I question what option you leave in the paragraph I quote from: you’re clearly thinking that the person’s dissent leads them into relatively mainstream Protestantism, but what if it doesn’t? What if they read the Bible and come out an atheist or agnostic (like Ehrman), or a polygamist (like some of the LDS believers), or something patently non-Christian? Should the Church just say, “Hey, follow your conscience!” If the Church is the pillar and foundation of Truth, She must have the authority to condemn, deter, and even punish error. Because Truth isn’t relative: it stands above and in opposition to falsehoods. It has to, to be the truth. Certainly, there’s miles of room for mercy, for dialogue, for trying to explain things in terms the other party can assent to. But at the end of the day, She can’t just have a “run wild” attitude, or She’s no longer the Church.



One of the reasons Christ forbade schism prayed as He did in John 17 is so “that the world may know that You sent Me, and that You loved them even as You loved Me.” (John 17:23). When we tear each other apart as Christians, it leads to non-Christians looking at Christianity and thinking, “no, thank you.”

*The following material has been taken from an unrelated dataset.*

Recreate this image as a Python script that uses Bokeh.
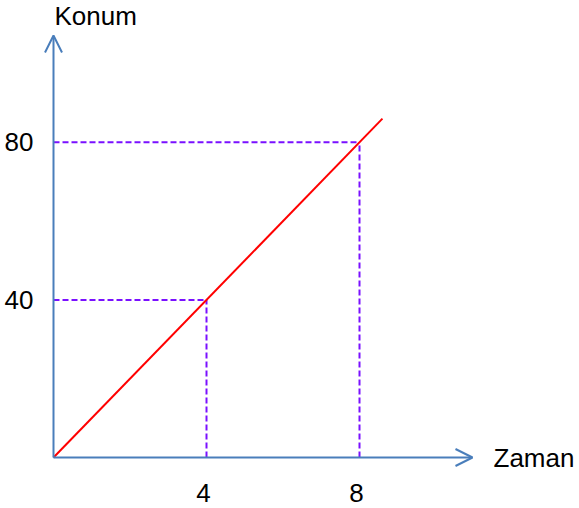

Great e-mail… very thought provoking. Sorry my response was so long.

– Joe.



That’s more or less it. He respond with some good points. One of these is that I shouldn’t have said Christ “forbade schism.” Certainly, schism is damnable (Galatians 5:19-21), but Christ is doing something positive: inviting us to the type of union that He and the Father have, which is a union with hierarchy. We see this sort of submission out of love all throughout the Christian message: women are to submit to their husbands, everyone is to submit to the Church, the Church is to submit to Christ, Christ submits to the Father. So while I think you’re right that it’s to be a unity modeled off the Trinity, I think that implies a hierarchy, even amongst moral equals.